_Available data_.
===============
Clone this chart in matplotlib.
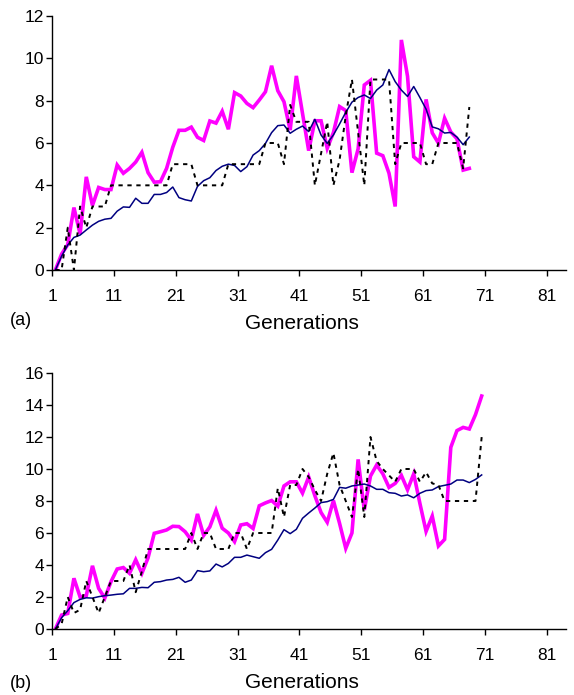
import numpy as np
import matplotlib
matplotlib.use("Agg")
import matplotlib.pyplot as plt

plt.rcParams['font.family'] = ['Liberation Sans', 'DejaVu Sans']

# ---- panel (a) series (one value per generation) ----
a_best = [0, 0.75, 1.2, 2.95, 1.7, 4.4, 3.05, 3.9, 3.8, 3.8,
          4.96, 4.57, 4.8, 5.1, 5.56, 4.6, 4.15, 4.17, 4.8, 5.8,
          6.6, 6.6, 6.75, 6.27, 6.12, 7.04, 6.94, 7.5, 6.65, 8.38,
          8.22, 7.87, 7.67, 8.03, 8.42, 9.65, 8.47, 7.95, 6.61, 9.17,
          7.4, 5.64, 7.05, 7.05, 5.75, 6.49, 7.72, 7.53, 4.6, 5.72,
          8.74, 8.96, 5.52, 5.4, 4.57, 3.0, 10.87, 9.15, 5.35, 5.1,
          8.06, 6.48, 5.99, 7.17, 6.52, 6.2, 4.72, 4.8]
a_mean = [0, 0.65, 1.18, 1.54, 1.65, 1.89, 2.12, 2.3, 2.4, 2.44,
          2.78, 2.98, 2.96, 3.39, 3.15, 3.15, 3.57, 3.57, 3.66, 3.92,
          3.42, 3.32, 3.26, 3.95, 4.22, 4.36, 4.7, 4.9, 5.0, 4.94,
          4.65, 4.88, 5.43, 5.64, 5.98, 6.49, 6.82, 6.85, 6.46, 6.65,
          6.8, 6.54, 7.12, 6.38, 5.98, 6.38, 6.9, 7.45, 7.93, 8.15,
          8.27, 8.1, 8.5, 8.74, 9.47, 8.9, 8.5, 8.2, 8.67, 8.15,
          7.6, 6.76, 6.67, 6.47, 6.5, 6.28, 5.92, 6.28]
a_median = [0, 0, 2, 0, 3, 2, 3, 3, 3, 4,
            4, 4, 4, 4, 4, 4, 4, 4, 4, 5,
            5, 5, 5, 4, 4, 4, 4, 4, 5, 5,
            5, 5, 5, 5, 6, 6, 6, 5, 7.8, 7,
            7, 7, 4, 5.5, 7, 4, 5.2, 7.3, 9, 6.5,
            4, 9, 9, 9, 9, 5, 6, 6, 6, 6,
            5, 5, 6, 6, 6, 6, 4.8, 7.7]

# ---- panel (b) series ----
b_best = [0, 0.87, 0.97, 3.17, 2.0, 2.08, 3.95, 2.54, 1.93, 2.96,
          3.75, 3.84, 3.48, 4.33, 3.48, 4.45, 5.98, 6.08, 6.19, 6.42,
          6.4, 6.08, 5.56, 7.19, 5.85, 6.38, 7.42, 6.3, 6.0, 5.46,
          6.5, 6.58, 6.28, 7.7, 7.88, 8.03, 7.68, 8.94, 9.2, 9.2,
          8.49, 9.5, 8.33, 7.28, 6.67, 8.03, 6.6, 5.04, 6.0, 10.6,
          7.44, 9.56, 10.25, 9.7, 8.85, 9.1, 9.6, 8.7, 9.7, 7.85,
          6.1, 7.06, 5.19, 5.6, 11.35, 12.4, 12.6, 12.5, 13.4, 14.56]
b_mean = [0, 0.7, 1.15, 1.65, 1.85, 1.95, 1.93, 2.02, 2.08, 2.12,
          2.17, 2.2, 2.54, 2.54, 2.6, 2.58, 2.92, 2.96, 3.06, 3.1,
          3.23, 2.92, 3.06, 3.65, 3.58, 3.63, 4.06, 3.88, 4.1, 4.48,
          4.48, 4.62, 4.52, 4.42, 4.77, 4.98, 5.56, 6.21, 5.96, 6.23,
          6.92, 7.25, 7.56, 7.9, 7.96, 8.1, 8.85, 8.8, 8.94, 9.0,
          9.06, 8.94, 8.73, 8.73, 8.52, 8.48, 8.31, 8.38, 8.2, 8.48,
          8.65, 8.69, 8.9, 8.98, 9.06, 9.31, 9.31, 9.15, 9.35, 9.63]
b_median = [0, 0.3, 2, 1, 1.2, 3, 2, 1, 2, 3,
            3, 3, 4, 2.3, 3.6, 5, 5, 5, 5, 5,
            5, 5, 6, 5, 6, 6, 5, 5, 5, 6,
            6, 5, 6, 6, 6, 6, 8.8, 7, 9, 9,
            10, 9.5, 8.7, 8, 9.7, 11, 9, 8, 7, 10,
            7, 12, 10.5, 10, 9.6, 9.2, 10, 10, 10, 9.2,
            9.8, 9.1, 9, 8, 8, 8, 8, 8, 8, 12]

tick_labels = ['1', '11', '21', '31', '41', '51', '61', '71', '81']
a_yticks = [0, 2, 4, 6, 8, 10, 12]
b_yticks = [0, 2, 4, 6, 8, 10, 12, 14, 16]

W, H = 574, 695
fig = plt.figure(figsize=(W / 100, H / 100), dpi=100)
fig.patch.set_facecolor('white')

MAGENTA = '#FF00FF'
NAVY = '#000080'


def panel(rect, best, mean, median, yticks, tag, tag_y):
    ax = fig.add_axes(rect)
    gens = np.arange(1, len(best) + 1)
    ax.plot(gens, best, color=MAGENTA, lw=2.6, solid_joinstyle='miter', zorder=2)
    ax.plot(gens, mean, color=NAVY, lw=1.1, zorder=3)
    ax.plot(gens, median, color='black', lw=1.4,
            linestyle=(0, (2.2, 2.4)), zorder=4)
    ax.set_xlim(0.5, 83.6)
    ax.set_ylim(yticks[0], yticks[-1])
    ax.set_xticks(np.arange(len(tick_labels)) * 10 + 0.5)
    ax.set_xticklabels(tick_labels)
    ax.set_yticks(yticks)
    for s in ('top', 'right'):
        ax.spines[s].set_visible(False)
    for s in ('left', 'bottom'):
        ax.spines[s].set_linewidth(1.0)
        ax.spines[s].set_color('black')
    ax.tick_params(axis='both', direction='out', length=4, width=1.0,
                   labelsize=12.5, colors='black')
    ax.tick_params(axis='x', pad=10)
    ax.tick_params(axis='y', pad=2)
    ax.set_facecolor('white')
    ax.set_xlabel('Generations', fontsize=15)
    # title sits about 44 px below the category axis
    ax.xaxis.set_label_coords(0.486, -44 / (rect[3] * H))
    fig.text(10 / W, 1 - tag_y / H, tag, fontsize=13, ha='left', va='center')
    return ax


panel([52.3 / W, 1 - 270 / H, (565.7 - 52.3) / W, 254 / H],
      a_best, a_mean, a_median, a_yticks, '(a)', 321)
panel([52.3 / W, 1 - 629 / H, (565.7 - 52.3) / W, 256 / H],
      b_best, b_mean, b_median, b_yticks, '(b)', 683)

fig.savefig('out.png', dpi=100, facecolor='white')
===============
_Problem statement_.
Transcribe the whole listing exactly. Pictures stay out of your copy.

_Full answer_.
Clone this chart in matplotlib.
import numpy as np
import matplotlib
matplotlib.use("Agg")
import matplotlib.pyplot as plt

plt.rcParams['font.family'] = ['Liberation Sans', 'DejaVu Sans']

# ---- panel (a) series (one value per generation) ----
a_best = [0, 0.75, 1.2, 2.95, 1.7, 4.4, 3.05, 3.9, 3.8, 3.8,
          4.96, 4.57, 4.8, 5.1, 5.56, 4.6, 4.15, 4.17, 4.8, 5.8,
          6.6, 6.6, 6.75, 6.27, 6.12, 7.04, 6.94, 7.5, 6.65, 8.38,
          8.22, 7.87, 7.67, 8.03, 8.42, 9.65, 8.47, 7.95, 6.61, 9.17,
          7.4, 5.64, 7.05, 7.05, 5.75, 6.49, 7.72, 7.53, 4.6, 5.72,
          8.74, 8.96, 5.52, 5.4, 4.57, 3.0, 10.87, 9.15, 5.35, 5.1,
          8.06, 6.48, 5.99, 7.17, 6.52, 6.2, 4.72, 4.8]
a_mean = [0, 0.65, 1.18, 1.54, 1.65, 1.89, 2.12, 2.3, 2.4, 2.44,
          2.78, 2.98, 2.96, 3.39, 3.15, 3.15, 3.57, 3.57, 3.66, 3.92,
          3.42, 3.32, 3.26, 3.95, 4.22, 4.36, 4.7, 4.9, 5.0, 4.94,
          4.65, 4.88, 5.43, 5.64, 5.98, 6.49, 6.82, 6.85, 6.46, 6.65,
          6.8, 6.54, 7.12, 6.38, 5.98, 6.38, 6.9, 7.45, 7.93, 8.15,
          8.27, 8.1, 8.5, 8.74, 9.47, 8.9, 8.5, 8.2, 8.67, 8.15,
          7.6, 6.76, 6.67, 6.47, 6.5, 6.28, 5.92, 6.28]
a_median = [0, 0, 2, 0, 3, 2, 3, 3, 3, 4,
            4, 4, 4, 4, 4, 4, 4, 4, 4, 5,
            5, 5, 5, 4, 4, 4, 4, 4, 5, 5,
            5, 5, 5, 5, 6, 6, 6, 5, 7.8, 7,
            7, 7, 4, 5.5, 7, 4, 5.2, 7.3, 9, 6.5,
            4, 9, 9, 9, 9, 5, 6, 6, 6, 6,
            5, 5, 6, 6, 6, 6, 4.8, 7.7]

# ---- panel (b) series ----
b_best = [0, 0.87, 0.97, 3.17, 2.0, 2.08, 3.95, 2.54, 1.93, 2.96,
          3.75, 3.84, 3.48, 4.33, 3.48, 4.45, 5.98, 6.08, 6.19, 6.42,
          6.4, 6.08, 5.56, 7.19, 5.85, 6.38, 7.42, 6.3, 6.0, 5.46,
          6.5, 6.58, 6.28, 7.7, 7.88, 8.03, 7.68, 8.94, 9.2, 9.2,
          8.49, 9.5, 8.33, 7.28, 6.67, 8.03, 6.6, 5.04, 6.0, 10.6,
          7.44, 9.56, 10.25, 9.7, 8.85, 9.1, 9.6, 8.7, 9.7, 7.85,
          6.1, 7.06, 5.19, 5.6, 11.35, 12.4, 12.6, 12.5, 13.4, 14.56]
b_mean = [0, 0.7, 1.15, 1.65, 1.85, 1.95, 1.93, 2.02, 2.08, 2.12,
          2.17, 2.2, 2.54, 2.54, 2.6, 2.58, 2.92, 2.96, 3.06, 3.1,
          3.23, 2.92, 3.06, 3.65, 3.58, 3.63, 4.06, 3.88, 4.1, 4.48,
          4.48, 4.62, 4.52, 4.42, 4.77, 4.98, 5.56, 6.21, 5.96, 6.23,
          6.92, 7.25, 7.56, 7.9, 7.96, 8.1, 8.85, 8.8, 8.94, 9.0,
          9.06, 8.94, 8.73, 8.73, 8.52, 8.48, 8.31, 8.38, 8.2, 8.48,
          8.65, 8.69, 8.9, 8.98, 9.06, 9.31, 9.31, 9.15, 9.35, 9.63]
b_median = [0, 0.3, 2, 1, 1.2, 3, 2, 1, 2, 3,
            3, 3, 4, 2.3, 3.6, 5, 5, 5, 5, 5,
            5, 5, 6, 5, 6, 6, 5, 5, 5, 6,
            6, 5, 6, 6, 6, 6, 8.8, 7, 9, 9,
            10, 9.5, 8.7, 8, 9.7, 11, 9, 8, 7, 10,
            7, 12, 10.5, 10, 9.6, 9.2, 10, 10, 10, 9.2,
            9.8, 9.1, 9, 8, 8, 8, 8, 8, 8, 12]

tick_labels = ['1', '11', '21', '31', '41', '51', '61', '71', '81']
a_yticks = [0, 2, 4, 6, 8, 10, 12]
b_yticks = [0, 2, 4, 6, 8, 10, 12, 14, 16]

W, H = 574, 695
fig = plt.figure(figsize=(W / 100, H / 100), dpi=100)
fig.patch.set_facecolor('white')

MAGENTA = '#FF00FF'
NAVY = '#000080'


def panel(rect, best, mean, median, yticks, tag, tag_y):
    ax = fig.add_axes(rect)
    gens = np.arange(1, len(best) + 1)
    ax.plot(gens, best, color=MAGENTA, lw=2.6, solid_joinstyle='miter', zorder=2)
    ax.plot(gens, mean, color=NAVY, lw=1.1, zorder=3)
    ax.plot(gens, median, color='black', lw=1.4,
            linestyle=(0, (2.2, 2.4)), zorder=4)
    ax.set_xlim(0.5, 83.6)
    ax.set_ylim(yticks[0], yticks[-1])
    ax.set_xticks(np.arange(len(tick_labels)) * 10 + 0.5)
    ax.set_xticklabels(tick_labels)
    ax.set_yticks(yticks)
    for s in ('top', 'right'):
        ax.spines[s].set_visible(False)
    for s in ('left', 'bottom'):
        ax.spines[s].set_linewidth(1.0)
        ax.spines[s].set_color('black')
    ax.tick_params(axis='both', direction='out', length=4, width=1.0,
                   labelsize=12.5, colors='black')
    ax.tick_params(axis='x', pad=10)
    ax.tick_params(axis='y', pad=2)
    ax.set_facecolor('white')
    ax.set_xlabel('Generations', fontsize=15)
    # title sits about 44 px below the category axis
    ax.xaxis.set_label_coords(0.486, -44 / (rect[3] * H))
    fig.text(10 / W, 1 - tag_y / H, tag, fontsize=13, ha='left', va='center')
    return ax


panel([52.3 / W, 1 - 270 / H, (565.7 - 52.3) / W, 254 / H],
      a_best, a_mean, a_median, a_yticks, '(a)', 321)
panel([52.3 / W, 1 - 629 / H, (565.7 - 52.3) / W, 256 / H],
      b_best, b_mean, b_median, b_yticks, '(b)', 683)

fig.savefig('out.png', dpi=100, facecolor='white')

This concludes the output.